India is at the cross road. It cannot be at one man's idea. It has to be a collective consciousness. It must learn from all. It needs a constitutional morality today. This is the only way out. Let religion be just a personal affair. Let us not learn our moralities from religion. Gandhi actually addressed that constituency of people, which is huge in India who take guidance from religious leaders. Even today, Deras, Babas, Gurus are guiding our political parties. Will we challenge them. I am sure, Gandhi would not have done so but his inability to challenge religious wrongs is costing us today.

Gandhi will be live in India. Both for his great work as well as his dark sides too but he accepted his faults too. He might not have been a great, a giant but he died as a myrtor and was killed by those paradoxically who claim to hail the Brahmanical values which Gandhi could not challenge all his life.

Gandhi was essentially a man of masses. He got his strength by working with and engaging with people. A man of great humour, Gandhi remain active till his death. But after his death, the work that people should have been doing was actually done by the government. Pushing Gandhiism into our throat without ever questioning made Gandhi a figure of hatred among many.
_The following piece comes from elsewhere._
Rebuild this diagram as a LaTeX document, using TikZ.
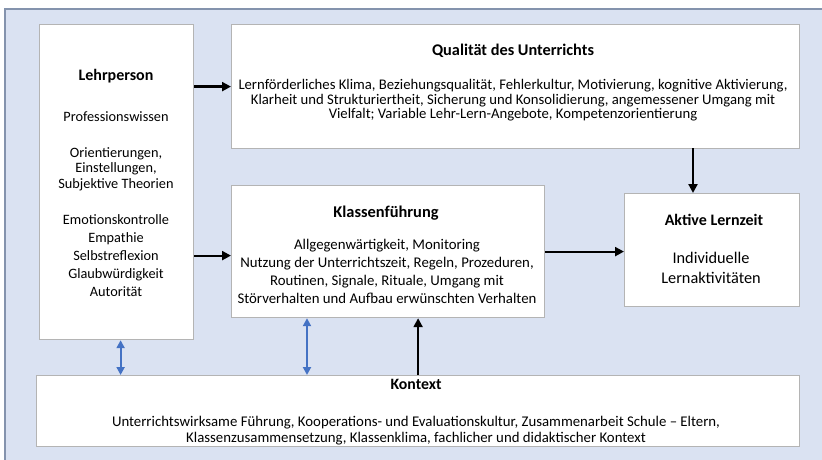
\documentclass[tikz,border=0pt]{standalone}
\usepackage{fontspec}
\setmainfont{Carlito}
\usetikzlibrary{arrows.meta}
\definecolor{panel}{HTML}{DAE2F2}
\definecolor{panelrule}{HTML}{8493AD}
\definecolor{boxrule}{HTML}{B4B4B4}
\definecolor{linkblue}{HTML}{4472C4}
\tikzset{
  box/.style={draw=boxrule, line width=1.2pt, fill=white, anchor=north west, inner sep=0pt},
  txt/.style={align=center, inner sep=0pt},
  ttl/.style={align=center, inner sep=0pt, font=\bfseries\fontsize{16.3}{19}\selectfont},
  flow/.style={line width=2.2pt, -{Triangle[length=9pt,width=9pt]}},
  link/.style={draw=linkblue, line width=2pt, {Triangle[length=8pt,width=8pt]}-{Triangle[length=8pt,width=8pt]}}
}
\begin{document}
\begin{tikzpicture}[x=1pt,y=-1pt]
\useasboundingbox (0,0) rectangle (822,460);
\begin{scope}
\clip (0,0) rectangle (822,460);
\fill[panel, draw=panelrule, line width=2pt] (5,9) rectangle (840,480);
\end{scope}

% boxes
\node[box, minimum width=154pt, minimum height=315pt] (lehr) at (39,24) {};
\node[box, minimum width=568pt, minimum height=124pt] (qual) at (231,24) {};
\node[box, minimum width=313pt, minimum height=132pt] (klass) at (231,185) {};
\node[box, minimum width=175pt, minimum height=113pt] (aktiv) at (624,193) {};
\node[box, minimum width=763pt, minimum height=71pt] (kontext) at (36,375) {};

% Lehrperson
\node[ttl, font=\bfseries\fontsize{16}{19}\selectfont] (lehrT) at (116,76) {Lehrperson};
\node[txt, font=\fontsize{14.3}{15.5}\selectfont] (lehrA) at (116,117) {Professionswissen};
\node[txt, font=\fontsize{14.3}{15.5}\selectfont] (lehrB) at (116,169) {Orientierungen,\\Einstellungen,\\Subjektive Theorien};
\node[txt, font=\fontsize{14.3}{18}\selectfont] (lehrC) at (116,256) {Emotionskontrolle\\Empathie\\Selbstreflexion\\Glaubwürdigkeit\\Autorität};

% Qualität des Unterrichts
\node[ttl] (qualT) at (513,51) {Qualität des Unterrichts};
\node[txt, font=\fontsize{14.7}{14.6}\selectfont] (qualA) at (513,100.5) {Lernförderliches Klima, Beziehungsqualität, Fehlerkultur, Motivierung, kognitive Aktivierung,\\Klarheit und Strukturiertheit, Sicherung und Konsolidierung, angemessener Umgang mit\\Vielfalt; Variable Lehr-Lern-Angebote, Kompetenzorientierung};

% Klassenführung
\node[ttl, font=\bfseries\fontsize{16.4}{19}\selectfont] (klassT) at (386,213) {Klassenführung};
\node[txt, font=\fontsize{14.8}{18}\selectfont] (klassA) at (387,271) {Allgegenwärtigkeit, Monitoring\\Nutzung der Unterrichtszeit, Regeln, Prozeduren,\\Routinen, Signale, Rituale, Umgang mit\\Störverhalten und Aufbau erwünschten Verhalten};

% Aktive Lernzeit
\node[ttl, font=\bfseries\fontsize{16}{19}\selectfont] (aktivT) at (714,220) {Aktive Lernzeit};
\node[txt, font=\fontsize{16.3}{20}\selectfont] (aktivA) at (711,268) {Individuelle\\Lernaktivitäten};

% Kontext
\node[ttl, font=\bfseries\fontsize{15.8}{18}\selectfont] (kontextT) at (416,384) {Kontext};
\node[txt, font=\fontsize{14.8}{16}\selectfont] (kontextA) at (416,431) {Unterrichtswirksame Führung, Kooperations- und Evaluationskultur, Zusammenarbeit Schule -- Eltern,\\Klassenzusammensetzung, Klassenklima, fachlicher und didaktischer Kontext};

% connectors
\coordinate (qualfoot) at (693,148);
\draw[flow] (lehr.east |- qual.west) -- (qual.west);
\draw[flow] ([yshift=-4pt]lehr.east |- klass.west) -- ([yshift=-4pt]klass.west);
\draw[flow] (klass.east) -- (klass.east -| aktiv.west);
\draw[flow] (qualfoot) -- (qualfoot |- aktiv.north);
\draw[flow] (kontext.north) -- (kontext.north |- klass.south);
\draw[link] ([xshift=4pt]lehr.south) -- ([xshift=4pt]lehr.south |- kontext.north);
\draw[link] (klass.south -| 307,0) -- (kontext.north -| 307,0);
\end{tikzpicture}
\end{document}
Remember, as long as an icon is in the hands of people, he will be great and revered but when government and power try to appropriate him for their political purposes, there are bound to happen murmurs and objections.

It is important for all of us to keep our icons out of the government control if we really wish to gain from their work and unite people against the forces of obscurantism and hatred. Always feel that these leaders were amidst political movement and taking decisions according to need and time so remembering their differences and focussing on their basic values, we can move ahead. Whether Gandhi or any other icons, the biggest dangers to their values are the 'bhaktas' who make them superheroes and any dissent of their values is considered as 'anti national' or anti people. Beware of Bhaktas.